Job
Drop every picture. Then return, exactly, the lines from the beginning of the listing below through the one containing "[gage] (gage10) at".

(Entries with chart source code)
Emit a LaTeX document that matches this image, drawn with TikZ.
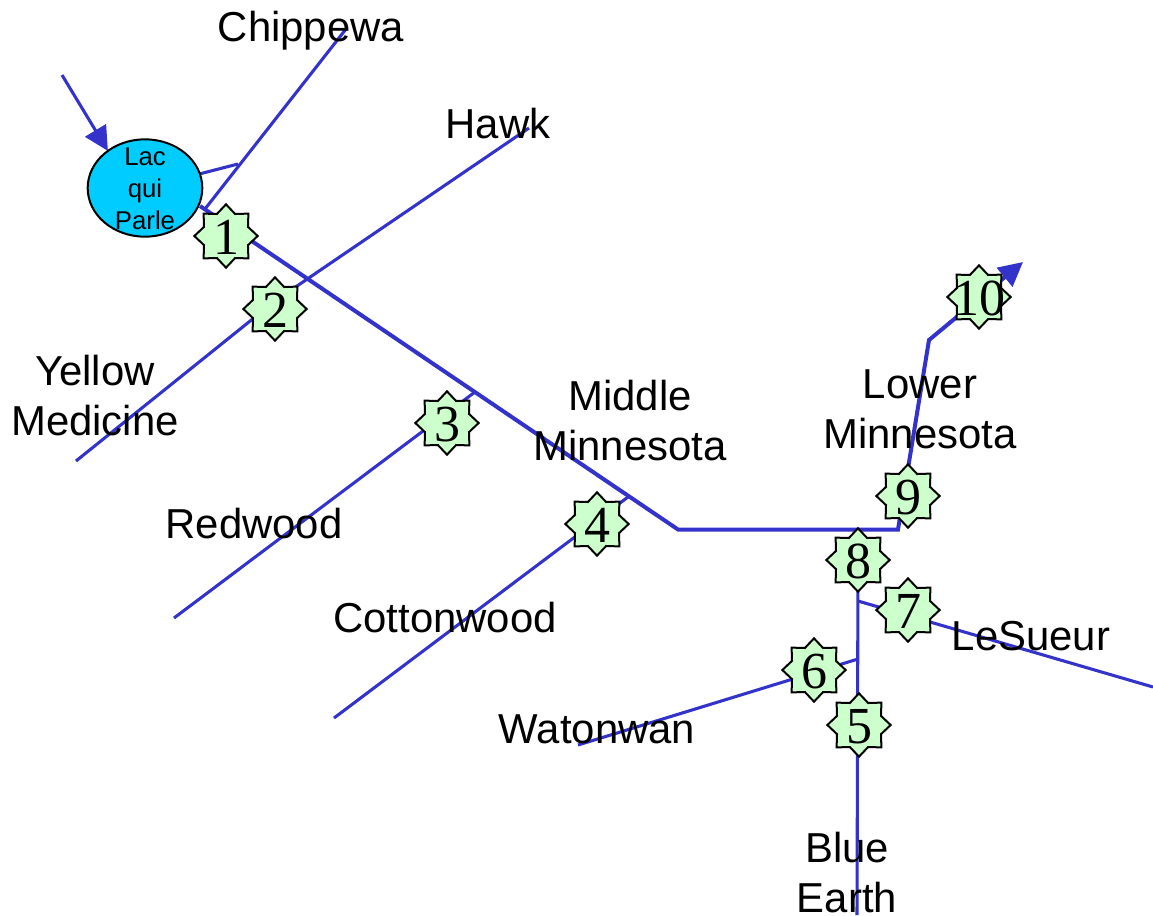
\documentclass[tikz,border=0pt]{standalone}
\usepackage{fontspec}
\setmainfont{Liberation Sans}
\newfontfamily\gagefont{Liberation Serif}
\usetikzlibrary{shapes.geometric,arrows.meta,backgrounds}
\definecolor{riverblue}{RGB}{51,51,204}
\definecolor{lakeblue}{RGB}{0,204,255}
\definecolor{gagegreen}{RGB}{204,255,204}
\newcommand{\gagetext}[1]{\makebox[0pt]{\smash{\raisebox{-.36em}{#1}}}}
\begin{document}
\begin{tikzpicture}[x=0.75pt,y=-0.75pt]
\tikzstyle{every node}+=[inner sep=0pt]
\tikzstyle{river}=[draw=riverblue,line width=2.3pt,line join=miter]
\tikzstyle{mainriver}=[river,line width=3pt]
\tikzstyle{flowtip}=[-{Triangle[length=18pt,width=18pt]}]
\tikzstyle{gage}=[star,star points=8,star point ratio=1.33,minimum size=47.5pt,outer sep=0pt,
  draw=black,line width=1.5pt,fill=gagegreen,font=\gagefont\fontsize{39}{39}\selectfont]
\tikzstyle{reach}=[align=center,font=\fontsize{31.4}{37.6}\selectfont]
\useasboundingbox (0,0) rectangle (1153,915);

\node [ellipse,minimum width=86pt,minimum height=73pt,outer sep=0pt,draw=black,line width=1.5pt,fill=lakeblue] (lake) at (145,188) {};
\node [align=center,font=\fontsize{19.3}{24}\selectfont] (lakename) at (145,189) {Lac\\qui\\Parle};

\node [gage] (gage1) at (226,236) {\gagetext{1}};
\node [gage] (gage2) at (275,309) {\gagetext{2}};
\node [gage] (gage3) at (447,423) {\gagetext{3}};
\node [gage] (gage4) at (597,524) {\gagetext{4}};
\node [gage] (gage5) at (859,725) {\gagetext{5}};
\node [gage] (gage6) at (814,670) {\gagetext{6}};
\node [gage] (gage7) at (908,610) {\gagetext{7}};
\node [gage] (gage8) at (858,560) {\gagetext{8}};
\node [gage] (gage9) at (908,496) {\gagetext{9}};
\node [gage] (gage10) at (979,297) {\gagetext{10}};

\node [reach] (chippewa) at (311,31) {Chippewa};
\node [reach] (hawk) at (498,123.5) {Hawk};
\node [reach] (yellow) at (95,395.5) {Yellow\\Medicine};
\node [reach] (middle) at (630,420.5) {Middle\\Minnesota};
\node [reach] (lower) at (920,409.5) {Lower\\Minnesota};
\node [reach] (redwood) at (254,523.5) {Redwood};
\node [reach] (cottonwood) at (445,617.5) {Cottonwood};
\node [reach] (lesueur) at (1031,636) {LeSueur};
\node [reach] (watonwan) at (597,729) {Watonwan};
\node [reach] (blueearth) at (847,872.5) {Blue\\Earth};

\coordinate (inflow) at (62,75);
\coordinate (mainstart) at (200,206);
\coordinate (bendA) at (678,529.5);
\coordinate (bendB) at (898,529.5);
\coordinate (bendC) at (929,340);
\coordinate (outflow) at (1023,262);
\coordinate (chippewaend) at (346,29);
\coordinate (chippewafoot) at (205,209);
\coordinate (chippewajoin) at (238,164);
\coordinate (hawkend) at (529,128);
\coordinate (hawkbend) at (275,301);
\coordinate (yellowend) at (76,461);
\coordinate (redwoodtop) at (475,392);
\coordinate (redwoodend) at (174,618);
\coordinate (cottontop) at (628,497);
\coordinate (cottonend) at (334,718);
\coordinate (watonwantop) at (858,659);
\coordinate (watonwanend) at (578,745);
\coordinate (lesueurtop) at (858,601);
\coordinate (lesueurend) at (1153,687);
\coordinate (blueend) at (857,915);

\begin{scope}[on background layer]
\draw [river,flowtip] (inflow) -- (lake.135);
\draw [mainriver,flowtip] (mainstart) -- (bendA) -- (bendB) -- (bendC) -- (outflow);
\draw [river] (chippewaend) -- (chippewafoot);
\draw [river] (lake) -- (chippewajoin);
\draw [river] (hawkend) -- (hawkbend) -- (yellowend);
\draw [river] (redwoodtop) -- (redwoodend);
\draw [river] (cottontop) -- (cottonend);
\draw [river] (watonwantop) -- (watonwanend);
\draw [river] (lesueurtop) -- (lesueurend);
\draw [river] (gage8) -- (blueend);
\end{scope}
\end{tikzpicture}
\end{document}
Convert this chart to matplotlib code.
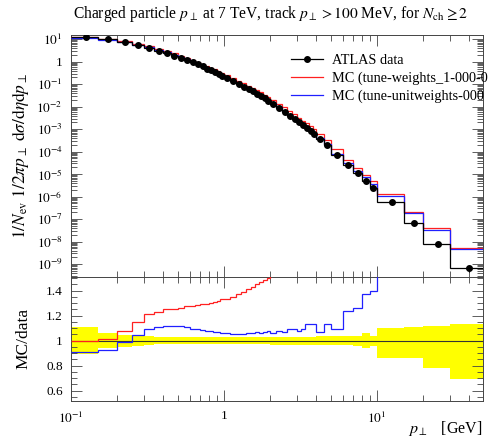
import numpy as np
import matplotlib
matplotlib.use('Agg')
import matplotlib.pyplot as plt
from matplotlib.ticker import FixedLocator, MultipleLocator, NullFormatter, FuncFormatter
from matplotlib.lines import Line2D

plt.rcParams['font.family'] = ['Liberation Serif', 'DejaVu Serif']
plt.rcParams['mathtext.fontset'] = 'stix'

# ---- data ----
edges = [0.1, 0.15, 0.2, 0.25, 0.3, 0.35, 0.4, 0.45, 0.5, 0.55, 0.6, 0.65, 0.7, 0.75,
         0.8, 0.85, 0.9, 0.95, 1.0, 1.1, 1.2, 1.3, 1.4, 1.5, 1.6, 1.7, 1.8, 1.9, 2.0,
         2.2, 2.4, 2.6, 2.8, 3.0, 3.2, 3.4, 3.6, 3.8, 4.0, 4.5, 5.0, 6.0, 7.0, 8.0,
         9.0, 10.0, 15.0, 20.0, 30.0, 50.0]

atlas_data = [12.6, 10.2, 7.41, 5.50, 4.07, 3.09, 2.40, 1.86, 1.48, 1.175, 0.933, 0.759,
              0.617, 0.501, 0.417, 0.347, 0.288, 0.240, 0.186, 0.138, 0.105, 0.0794,
              0.0617, 0.0479, 0.0372, 0.0295, 0.0234, 0.0186, 0.0135, 8.91e-3, 6.03e-3,
              4.07e-3, 2.88e-3, 2.04e-3, 1.48e-3, 1.10e-3, 8.13e-4, 6.17e-4, 3.80e-4,
              2.04e-4, 7.41e-5, 2.57e-5, 1.10e-5, 5.25e-6, 2.51e-6, 5.62e-7, 6.61e-8,
              7.94e-9, 6.61e-10]

# relative uncertainties of the data (up / down)
err_up = [0.11, 0.062, 0.048, 0.040, 0.035, 0.03, 0.03, 0.03, 0.03, 0.03, 0.03, 0.03,
          0.03, 0.03, 0.03, 0.03, 0.03, 0.03, 0.03, 0.03, 0.03, 0.03, 0.03, 0.03, 0.03,
          0.03, 0.03, 0.03, 0.033, 0.033, 0.033, 0.033, 0.033, 0.033, 0.033, 0.033,
          0.033, 0.033, 0.035, 0.035, 0.035, 0.038, 0.04, 0.06, 0.04, 0.105, 0.11,
          0.12, 0.13]
err_dn = [0.11, 0.062, 0.048, 0.040, 0.035, 0.03, 0.03, 0.03, 0.03, 0.03, 0.03, 0.03,
          0.03, 0.03, 0.03, 0.03, 0.03, 0.03, 0.03, 0.03, 0.03, 0.03, 0.03, 0.03, 0.03,
          0.03, 0.03, 0.03, 0.033, 0.033, 0.033, 0.033, 0.033, 0.033, 0.033, 0.033,
          0.033, 0.033, 0.035, 0.035, 0.035, 0.038, 0.04, 0.06, 0.04, 0.135, 0.135,
          0.22, 0.31]

# MC / data ratios
ratio_weights = [0.995, 1.01, 1.08, 1.15, 1.21, 1.23, 1.25, 1.255, 1.265, 1.275, 1.28,
                 1.285, 1.29, 1.295, 1.30, 1.31, 1.32, 1.33, 1.335, 1.35, 1.37, 1.39,
                 1.41, 1.43, 1.45, 1.47, 1.485, 1.50, 1.53, 1.55, 1.57, 1.59, 1.60, 1.62,
                 1.63, 1.64, 1.65, 1.66, 1.68, 1.70, 1.72, 1.75, 1.78, 1.85, 1.9, 2.4,
                 3.3, 5.3, 7.8]
ratio_unitweights = [0.91, 0.925, 0.99, 1.045, 1.09, 1.11, 1.115, 1.12, 1.115, 1.11,
                     1.095, 1.09, 1.085, 1.08, 1.075, 1.07, 1.07, 1.065, 1.06, 1.05,
                     1.05, 1.055, 1.06, 1.065, 1.07, 1.065, 1.07, 1.075, 1.065, 1.08,
                     1.07, 1.09, 1.09, 1.08, 1.09, 1.13, 1.13, 1.13, 1.07, 1.13, 1.09,
                     1.24, 1.26, 1.37, 1.40, 2.0, 2.95, 4.2, 7.1]

# legend labels as far as they are visible (cut by the right edge in the original)
labels = ['ATLAS data', 'MC (tune-weights_1-000-0', 'MC (tune-unitweights-000']

# ---- figure ----
W, H = 498, 443
fig = plt.figure(figsize=(W / 100, H / 100), dpi=100)
L, R = 71, 483
T_main, B_main, B_ratio = 35, 277, 400.7
ax = fig.add_axes([L / W, 1 - B_main / H, (R - L) / W, (B_main - T_main) / H])
axr = fig.add_axes([L / W, 1 - B_ratio / H, (R - L) / W, (B_ratio - B_main) / H], sharex=ax)

e = np.array(edges)
d = np.array(atlas_data)
centers = 0.5 * (e[:-1] + e[1:])
rw = np.array(ratio_weights)
ru = np.array(ratio_unitweights)
eu = np.array(err_up)
ed = np.array(err_dn)

lw = 0.9
ax.stairs(d * rw, e, baseline=None, color='#ff2020', lw=lw, zorder=3)
ax.stairs(d * ru, e, baseline=None, color='#2020ff', lw=lw, zorder=4)
ax.stairs(d, e, baseline=None, color='black', lw=0.9, zorder=5)
ax.errorbar(centers, d, yerr=[d * ed, d * eu], fmt='o', ms=4.0, color='black',
            elinewidth=0.8, capsize=0, zorder=6)

ax.set_xscale('log')
ax.set_yscale('log')
ax.set_xlim(0.1, 49.5)
ax.set_ylim(10 ** -9.57, 10 ** 1.19)

# ratio panel
axr.bar(e[:-1], eu + ed, width=np.diff(e), bottom=1 - ed, align='edge',
        color='#ffff00', edgecolor='none', zorder=1)
axr.axhline(1.0, color='#333333', lw=0.8, zorder=2)
axr.stairs(rw, e, baseline=None, color='#ff2020', lw=lw, zorder=3)
axr.stairs(ru, e, baseline=None, color='#2020ff', lw=lw, zorder=4)
axr.set_ylim(0.52, 1.51)

# ticks
def logfmt(v, pos):
    ex = int(round(np.log10(v)))
    if ex == 0:
        return '1'
    return r'$10^{%d}$' % ex

for a in (ax, axr):
    a.tick_params(which='both', direction='in', top=True, right=True, width=0.6,
                  colors='#444444', labelcolor='black', labelsize=9.5)
    a.tick_params(which='major', length=8)
    a.tick_params(which='minor', length=4)
    for s in a.spines.values():
        s.set_linewidth(0.7)
        s.set_color('#444444')

ax.yaxis.set_major_locator(FixedLocator([10.0 ** k for k in range(-9, 2)]))
ax.yaxis.set_minor_locator(FixedLocator([m * 10.0 ** k for k in range(-10, 2) for m in range(2, 10)]))
ax.yaxis.set_major_formatter(FuncFormatter(logfmt))
ax.yaxis.set_minor_formatter(NullFormatter())
ax.tick_params(axis='y', pad=6)

axr.xaxis.set_major_locator(FixedLocator([0.1, 1, 10]))
axr.xaxis.set_minor_locator(FixedLocator([m * 10.0 ** k for k in range(-1, 2) for m in range(2, 10)]))
axr.xaxis.set_major_formatter(FuncFormatter(logfmt))
axr.xaxis.set_minor_formatter(NullFormatter())
axr.tick_params(axis='x', pad=7)
plt.setp(ax.get_xticklabels(), visible=False)

axr.yaxis.set_major_locator(FixedLocator([0.6, 0.8, 1.0, 1.2, 1.4]))
axr.yaxis.set_minor_locator(MultipleLocator(0.05))
axr.yaxis.set_major_formatter(FuncFormatter(lambda v, p: ('%.1f' % v) if abs(v - 1) > 1e-6 else '1'))
axr.tick_params(axis='y', pad=6)

# labels
ax.set_ylabel(r'$1/N_{\mathrm{ev}}\ 1/2\pi p_\perp\ \mathrm{d}\sigma/\mathrm{d}\eta\mathrm{d}p_\perp$',
              fontsize=12.5)
ax.yaxis.set_label_coords(-0.097, 0.5)
axr.set_ylabel('MC/data', fontsize=12.5)
axr.yaxis.set_label_coords(-0.097, 0.5)
fig.text(R / W, 1 - 428 / H, r'$p_\perp$   [GeV]', ha='right', va='center', fontsize=11.5)

fig.text(271 / W, 1 - 14 / H,
         r'Charged particle $p_\perp$ at 7 TeV, track $p_\perp > 100$ MeV, for $N_{\mathrm{ch}} \geq 2$',
         ha='center', va='center', fontsize=11.2)

handles = [Line2D([], [], color='black', lw=0.9, marker='o', ms=4.0),
           Line2D([], [], color='#ff2020', lw=lw),
           Line2D([], [], color='#2020ff', lw=lw)]
ax.legend(handles, labels, loc='upper left', bbox_to_anchor=(284 / W, 1 - 47 / H),
          bbox_transform=fig.transFigure, frameon=False, fontsize=10.3,
          handlelength=2.25, handletextpad=0.6, labelspacing=0.32, borderpad=0)

fig.savefig('out.png', dpi=100)
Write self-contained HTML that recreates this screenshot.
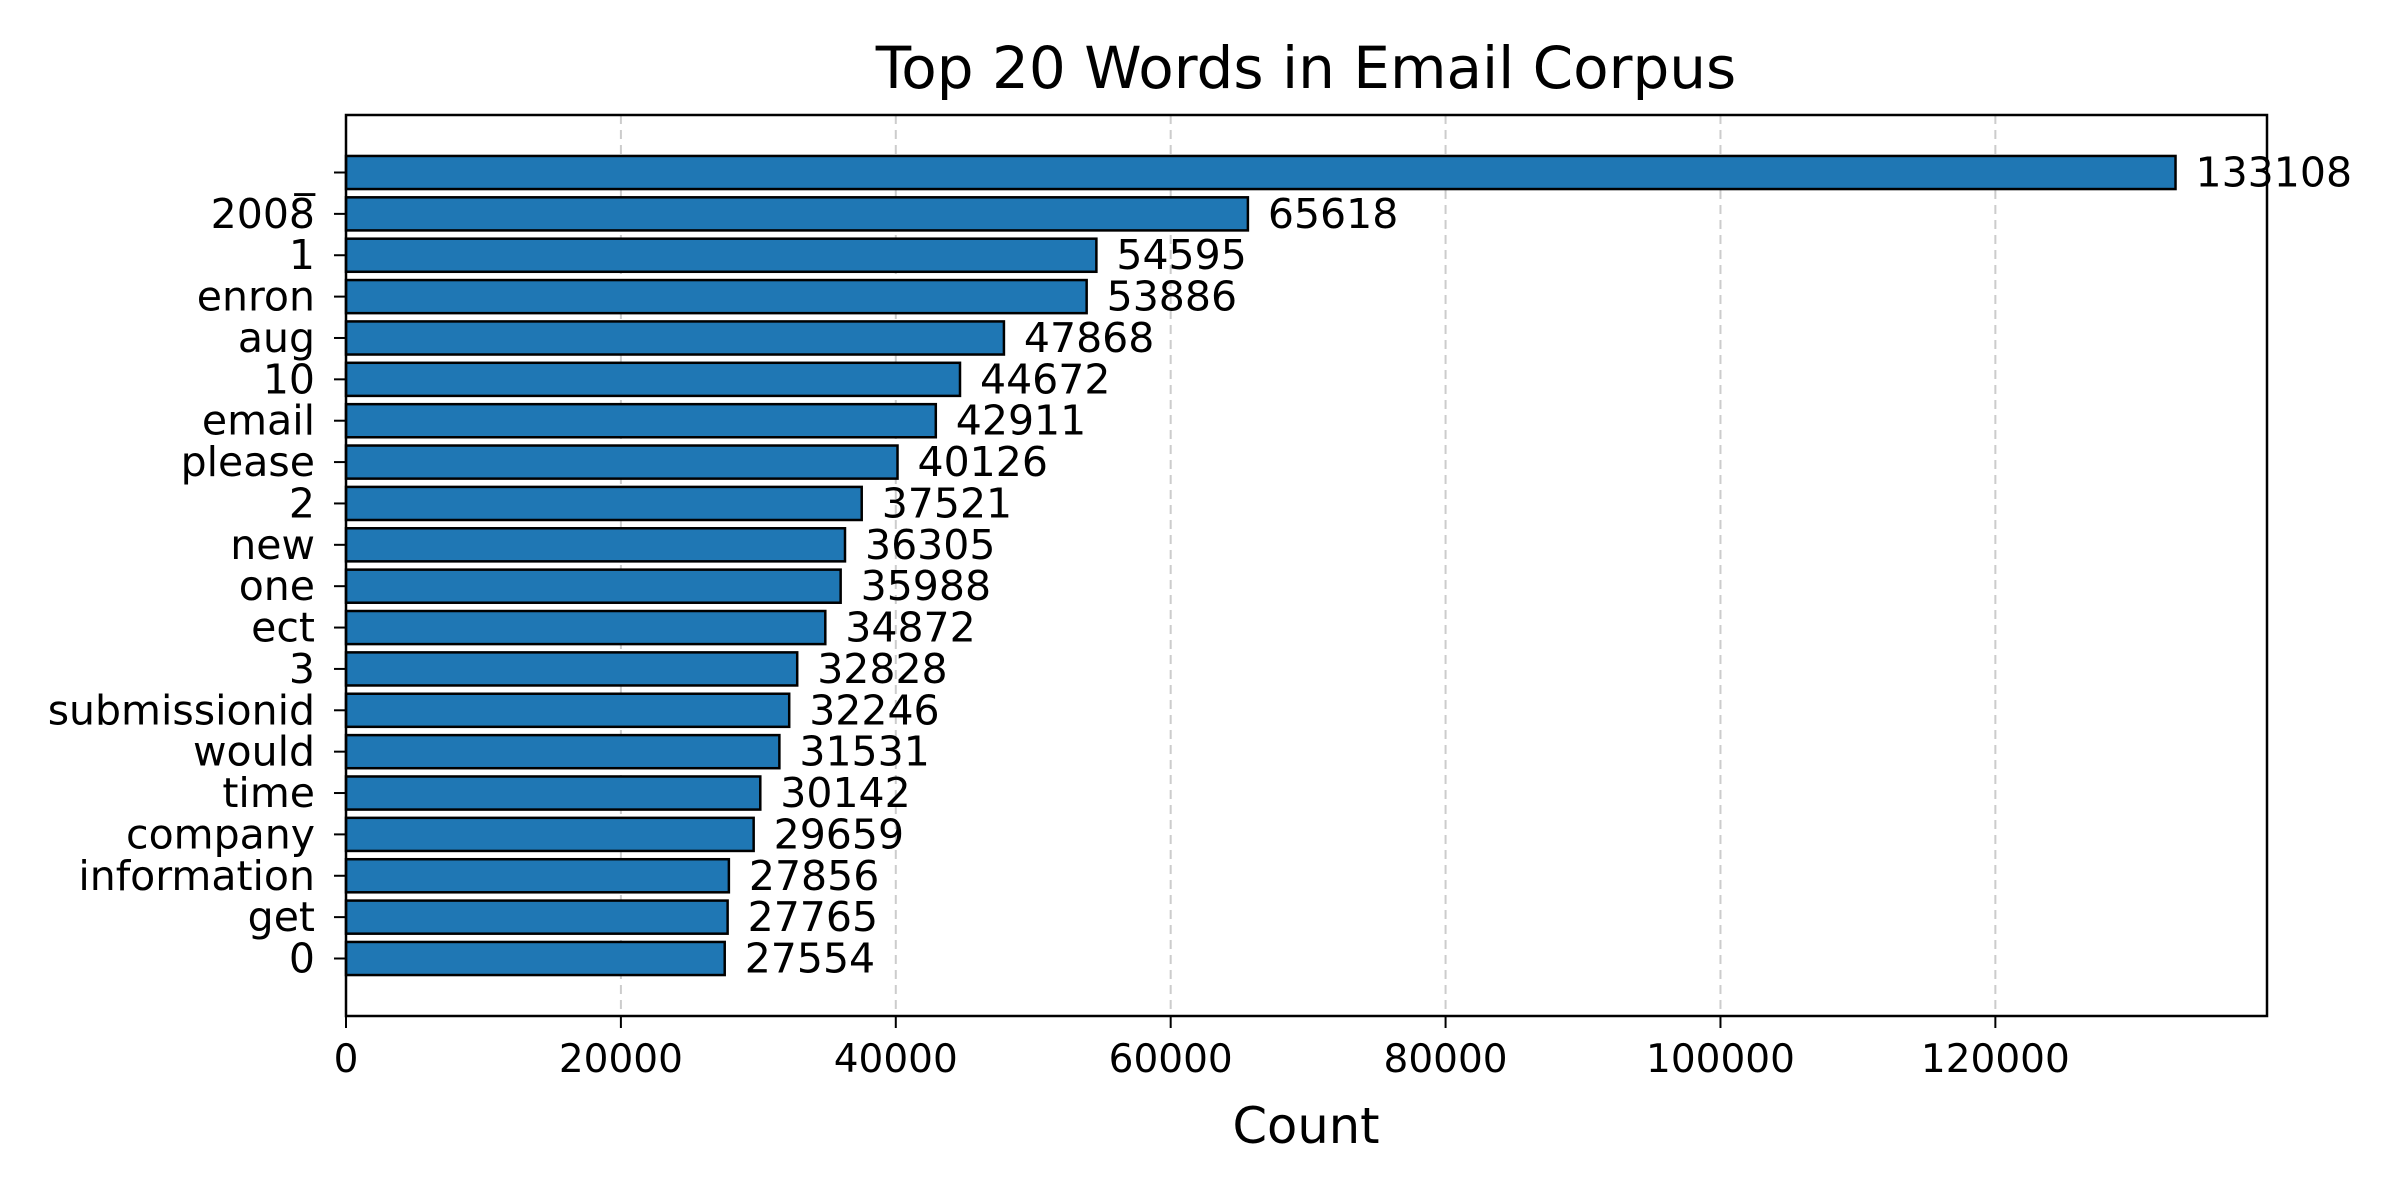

Answer to this task
Emit a LaTeX document that matches this image, drawn with TikZ.
\documentclass[tikz,border=0pt]{standalone}
\usepackage{fontspec}
\setmainfont{Liberation Sans}
\newfontfamily\gagefont{Liberation Serif}
\usetikzlibrary{shapes.geometric,arrows.meta,backgrounds}
\definecolor{riverblue}{RGB}{51,51,204}
\definecolor{lakeblue}{RGB}{0,204,255}
\definecolor{gagegreen}{RGB}{204,255,204}
\newcommand{\gagetext}[1]{\makebox[0pt]{\smash{\raisebox{-.36em}{#1}}}}
\begin{document}
\begin{tikzpicture}[x=0.75pt,y=-0.75pt]
\tikzstyle{every node}+=[inner sep=0pt]
\tikzstyle{river}=[draw=riverblue,line width=2.3pt,line join=miter]
\tikzstyle{mainriver}=[river,line width=3pt]
\tikzstyle{flowtip}=[-{Triangle[length=18pt,width=18pt]}]
\tikzstyle{gage}=[star,star points=8,star point ratio=1.33,minimum size=47.5pt,outer sep=0pt,
  draw=black,line width=1.5pt,fill=gagegreen,font=\gagefont\fontsize{39}{39}\selectfont]
\tikzstyle{reach}=[align=center,font=\fontsize{31.4}{37.6}\selectfont]
\useasboundingbox (0,0) rectangle (1153,915);

\node [ellipse,minimum width=86pt,minimum height=73pt,outer sep=0pt,draw=black,line width=1.5pt,fill=lakeblue] (lake) at (145,188) {};
\node [align=center,font=\fontsize{19.3}{24}\selectfont] (lakename) at (145,189) {Lac\\qui\\Parle};

\node [gage] (gage1) at (226,236) {\gagetext{1}};
\node [gage] (gage2) at (275,309) {\gagetext{2}};
\node [gage] (gage3) at (447,423) {\gagetext{3}};
\node [gage] (gage4) at (597,524) {\gagetext{4}};
\node [gage] (gage5) at (859,725) {\gagetext{5}};
\node [gage] (gage6) at (814,670) {\gagetext{6}};
\node [gage] (gage7) at (908,610) {\gagetext{7}};
\node [gage] (gage8) at (858,560) {\gagetext{8}};
\node [gage] (gage9) at (908,496) {\gagetext{9}};
\node [gage] (gage10) at (979,297) {\gagetext{10}};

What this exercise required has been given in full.